Die Frauen der Wiener Porzellanmanufaktur Augarten
Im Fotoarchiv der Manufaktur werden unzählige historische Portraits von Frauen der 1920er bis 1960er Jahre aufbewahrt, beim Gießen, Glasieren, Garnieren, Malen, Modellieren. Ein freundlich orchestriertes Miteinander, oft auch stille Konzentration. In manchen Zeiten des 20. Jahrhunderts hatte der Direktor das Sprechen in den Werkstätten verboten.
Bereits 1923 war eine ganze Reihe von Bildhauerinnen und Malerinnen an der neuen Porzellanmanufaktur Augarten beschäftigt.
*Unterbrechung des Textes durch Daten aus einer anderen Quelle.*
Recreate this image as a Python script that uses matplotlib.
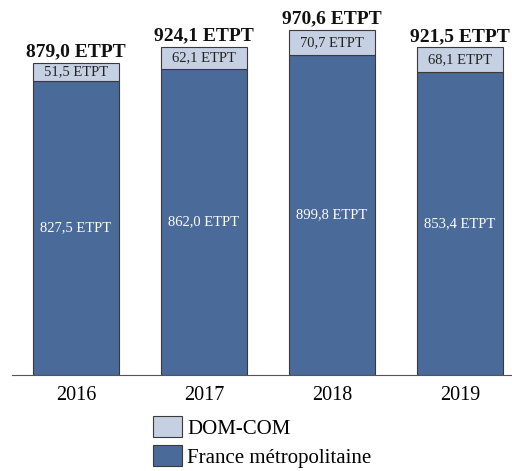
import matplotlib.pyplot as plt
import numpy as np

# Effectifs (ETPT) par année
years = ["2016", "2017", "2018", "2019"]
metropole = [827.5, 862.0, 899.8, 853.4]
dom_com = [51.5, 62.1, 70.7, 68.1]
totals = [879.0, 924.1, 970.6, 921.5]

dark_blue = "#4a6a9a"
light_blue = "#c5d0e2"
edge = "#3a3a3a"

plt.rcParams["font.family"] = ["Liberation Serif", "DejaVu Serif"]

fig = plt.figure(figsize=(5.12, 4.71), dpi=100)
ax = fig.add_axes([12 / 512, 96 / 471, 500 / 512, 355.4 / 471])

x = np.arange(len(years))
w = 0.67
b1 = ax.bar(x, metropole, w, color=dark_blue, edgecolor=edge, linewidth=0.8,
            label="France métropolitaine")
b2 = ax.bar(x, dom_com, w, bottom=metropole, color=light_blue, edgecolor=edge,
            linewidth=0.8, label="DOM-COM")

def fmt(v):
    return f"{v:.1f}".replace(".", ",") + " ETPT"

for i in range(len(years)):
    ax.text(x[i], metropole[i] / 2, fmt(metropole[i]), ha="center", va="center",
            color="white", fontsize=10.5)
    ax.text(x[i], metropole[i] + dom_com[i] / 2, fmt(dom_com[i]), ha="center",
            va="center", color="#222222", fontsize=10.5)
    ax.text(x[i], totals[i] + 7, fmt(totals[i]), ha="center", va="bottom",
            color="#111111", fontsize=14, fontweight="bold")

ax.set_xlim(-0.5, -0.5 + 500 / 128)
ax.set_ylim(0, 1000)
ax.set_xticks(x)
ax.set_xticklabels(years, fontsize=14.5)
ax.tick_params(axis="x", length=0, pad=8)
ax.set_yticks([])
for s in ["top", "right", "left"]:
    ax.spines[s].set_visible(False)
ax.spines["bottom"].set_color("#555555")

fig.legend(handles=[b2, b1], loc="upper left", bbox_to_anchor=(153 / 512, 1 - 416 / 471),
           frameon=False, fontsize=15, handlelength=1.4, handleheight=1.2,
           handletextpad=0.25, labelspacing=0.3, borderaxespad=0, borderpad=0)

fig.savefig("out.png", dpi=100)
Ihre Ideen, Entwürfe und Modelle wurden mit der höchsten Sorgfalt der Arbeiterinnen und Arbeiter in Porzellan umgesetzt. Das Gelingen liegt noch heute in jeder einzelnen der am Herstellungsprozess beteiligten Hände.
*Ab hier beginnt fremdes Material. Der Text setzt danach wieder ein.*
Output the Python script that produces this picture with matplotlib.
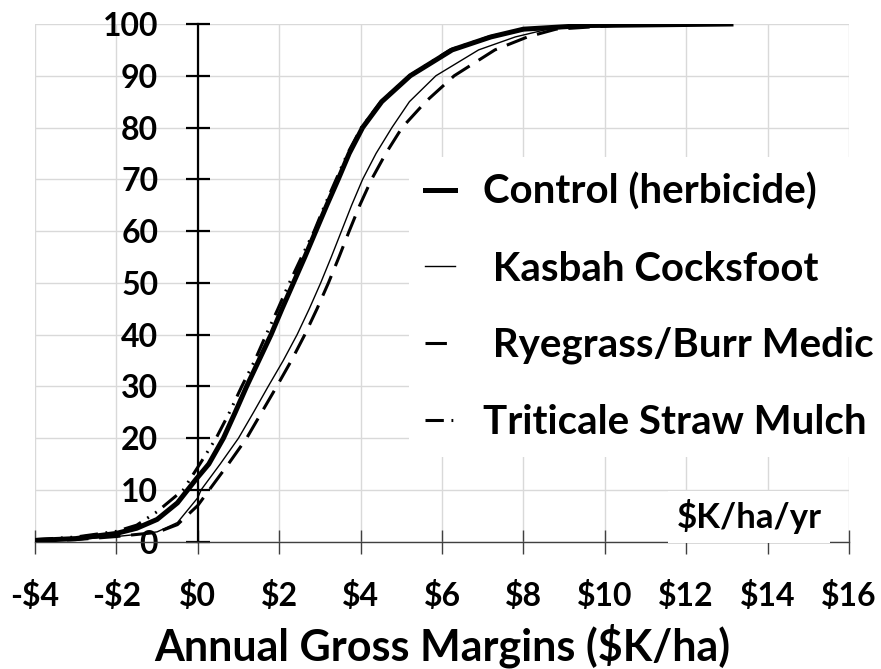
import numpy as np
import matplotlib
matplotlib.use("Agg")
import matplotlib.pyplot as plt

plt.rcParams['font.family'] = ['Lato', 'DejaVu Sans']
plt.rcParams['font.weight'] = 'bold'

# cumulative probability (%) vs annual gross margin ($K/ha)
control_x = [-4, -3, -2, -1.5, -1, -0.5, -0.05, 0.27, 0.63, 0.92, 1.2, 1.5, 1.8, 2.07, 2.35,
             2.63, 2.9, 3.17, 3.45, 3.72, 4.05, 4.52, 5.22, 6.25, 7.2, 8.0, 9.5, 13.1]
control_y = [0.25, 0.6, 1.6, 2.6, 4.3, 7.5, 12, 15, 20, 25, 30, 35, 40, 45, 50,
             55, 60, 65, 70, 75, 80, 85, 90, 95, 97.5, 99, 99.7, 100]

kasbah_x = [-4, -3, -2, -1.5, -1, -0.5, 0.0, 0.08, 0.55, 1.0, 1.37, 1.73, 2.1, 2.44, 2.74, 3.02,
            3.28, 3.53, 3.78, 4.05, 4.38, 4.77, 5.2, 5.85, 6.9, 7.8, 8.6, 10.0, 13.0]
kasbah_y = [0.15, 0.4, 1.0, 1.4, 1.9, 3.7, 8.5, 10, 15, 20, 25, 30, 35, 40, 45, 50,
            55, 60, 65, 70, 75, 80, 85, 90, 95, 97.5, 99, 99.7, 100]

rye_x = [-4, -3, -2, -1.5, -1, -0.5, 0.0, 0.28, 0.75, 1.2, 1.57, 1.94, 2.3, 2.63, 2.93, 3.21,
         3.47, 3.72, 3.98, 4.27, 4.62, 5.02, 5.6, 6.3, 7.3, 8.1, 8.8, 10.2, 12.5]
rye_y = [0.15, 0.4, 1.0, 1.4, 1.8, 3.3, 7.0, 10, 15, 20, 25, 30, 35, 40, 45, 50,
         55, 60, 65, 70, 75, 80, 85, 90, 95, 97.5, 99, 99.7, 100]

trit_x = [-4, -3, -2, -1.5, -1, -0.36, 0.05, 0.45, 0.78, 1.08, 1.4, 1.68, 1.97, 2.25,
          2.55, 2.86, 3.12, 3.4, 3.68, 4.02, 4.5, 5.2, 6.2, 7.15, 8.0, 9.5, 13.2]
trit_y = [0.4, 0.9, 2.0, 3.2, 5.8, 10, 15, 20, 25, 30, 35, 40, 45, 50,
          55, 60, 65, 70, 75, 80, 85, 90, 95, 97.5, 99, 99.7, 100]

x_ticks = list(range(-4, 17, 2))
x_labels = [('-$%d' % -v) if v < 0 else ('$%d' % v) for v in x_ticks]
y_ticks = list(range(0, 101, 10))

fig = plt.figure(figsize=(8.81, 6.69), dpi=100)
ax = fig.add_axes([35 / 881, 1 - 541.7 / 669, 814 / 881, (541.7 - 24) / 669])

ax.plot(control_x, control_y, color='black', lw=3.6, label='Control (herbicide)', zorder=5)
ax.plot(kasbah_x, kasbah_y, color='black', lw=1.0, label=' Kasbah Cocksfoot', zorder=4)
ax.plot(rye_x, rye_y, color='black', lw=2.2, linestyle=(0, (7, 3.5)), label=' Ryegrass/Burr Medic', zorder=4)
ax.plot(trit_x, trit_y, color='black', lw=2.2, linestyle=(0, (6, 2.5, 0.6, 2.5, 0.6, 2.5)),
        label='Triticale Straw Mulch', zorder=4)

ax.set_xlim(-4, 16)
ax.set_ylim(0, 100)
ax.set_xticks(x_ticks)
ax.set_xticklabels(x_labels)
ax.set_yticks(y_ticks)

ax.grid(True, color='#d9d9d9', lw=1.0)
ax.set_axisbelow(True)

for s in ['top', 'right']:
    ax.spines[s].set_visible(False)
ax.spines['left'].set_position(('data', 0))
ax.spines['left'].set_linewidth(1.6)
ax.spines['bottom'].set_linewidth(1.0)
ax.spines['bottom'].set_color('#404040')

ax.tick_params(axis='y', direction='inout', length=17, width=1.6, pad=20, labelsize=23)
ax.tick_params(axis='x', direction='inout', length=17, width=1.0, color='#404040', pad=19.5, labelsize=23)

ax.set_xlabel('Annual Gross Margins ($K/ha)', fontsize=31, fontweight='bold', labelpad=9)

ax.text(13.54, 4.8, '$K/ha/yr', fontsize=25, fontweight='bold', ha='center', va='center',
        bbox=dict(facecolor='white', edgecolor='none', pad=6), zorder=3)

leg = ax.legend(loc='center left', bbox_to_anchor=(409 / 881, 1 - 307 / 669),
                bbox_transform=fig.transFigure, frameon=True, fancybox=False,
                framealpha=1, edgecolor='none', facecolor='white',
                fontsize=29, handlelength=0.75, handletextpad=0.68, labelspacing=0.98,
                borderaxespad=0, borderpad=0.4)
leg.set_zorder(6)

fig.savefig('out.png', dpi=100)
Einige der Künstlerinnen hatten gerade ihre Ausbildung an der Wiener Kunstgewerbeschule abgeschlossen, andere bereits ein eigenes Atelier gegründet. Ein halbes Jahrhundert bevor Frauen ohne Erlaubnis ihres Ehemannes arbeiten durften. Viele waren Mitglieder des Vereins bildender Künstlerinnen Österreichs bzw. des Vereins bildender Künstlerinnen und Kunsthandwerkerinnen sowie der Wiener Frauenkunst und nahmen regelmäßig an Ausstellungen teil.
Ena Rottenberg und Hertha Bucher, beispielsweise, stellten ihre Arbeiten, darunter auch Objekte die im Auftrag der Porzellanmanufaktur Augarten entstanden waren, im Jahr 1925 auf der wegweisenden Exposition internationale des Arts Décoratifs et Industriels Modernes in Paris aus.
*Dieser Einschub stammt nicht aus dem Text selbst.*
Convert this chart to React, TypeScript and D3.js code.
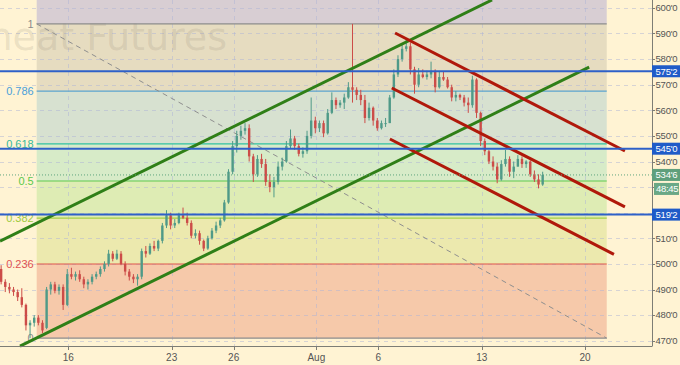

Wie neu und wenig selbstverständlich diese Möglichkeiten waren, zeigt die Chronik der Frauenrechte.
1911 fand der erste Internationale Frauentag statt, erst 1918 wurde das Frauenwahlrecht in Österreich etabliert. 1919 durften Mädchen an öffentlichen Gymnasien zugelassen werden, 1920 wurde der Gleichheitsgrundsatz in der österreichischen Bundesverfassung verankert, 1925 ein Referat für Frauenarbeit in der Arbeiterkammer Wien eingerichtet. Viele andere wichtige Reformen vertagten Politik und Ideologien auf Jahrzehnte.
Mathilde Jaksch gehört zu jenen Künstlerinnen, deren plastische Arbeiten eine starke Präsenz und das moderne Selbstverständnis ihrer Zeitgenossinnen zeigen. Ihre Figuren sind besonnen, mit hintergründigem Witz, sie tragen kurzes Haar und Hosen. Aus den Lebensdaten der Künstlerin ist nur das Geburtsjahr 1899 bekannt. Nur wenig mehr ist aus dem Leben Ena Rottenbergs überliefert, ihr umfassendes Werk ist charaktervoll expressiv. Auch die Geschichte der Entwerferin Elfriede Teufelhart (um 1929-2015), die der Manufaktur ein legendäres Design für ein Teeservice hinterließ, ist verloren. Sie war eine Kollegin von Ursula Klasmann (geb. 1930), die als Pionierin des Designs ab 1955 das ästhetische Steuerrad der Manufaktur übernommen hatte.
Die Namen vieler Mitarbeiterinnen der Manufaktur sind vergessen. Zwar können vor allem den Namen der künstlerisch tätigen Frauen bestimmte Porzellanformen, Figurenmodelle und Dekore zugeordnet werden, aber Lebensgeschichten sind kaum erhalten. Umso mehr wird heute im Porzellanmuseum daran gearbeitet, die individuelle Handschrift und Sichtweise der Künstlerinnen, die das Gesicht der Produktion ihrer Zeit prägten, sichtbar zu machen.
Den Herausforderungen zu antworten galt ganz besonders für die Frauen nach und zwischen den Kriegen. Das keramische Fach wurde zunächst als unverfänglich und unauffällig, daher als für Frauen geeignet betrachtet. Das Gegenteil von Unscheinbarkeit bewiesen jedoch Künstlerinnen wie Vally Wieselthier (1895-1945) mit ihren internationalen Erfolgen, aber auch die vielen unbekannten Entwerferinnen, deren künstlerischer Nachlass von Innovation und Widerstand gegen alte Strukturen und Zweifel erzählt. Mit dem erstaunlich sprühenden, bunten Optimismus der selbst geschaffenen Freiheit.
#ChooseTheChallenge ist der Aufruf des Internationalen Frauentages 2021. Er hat Tradition.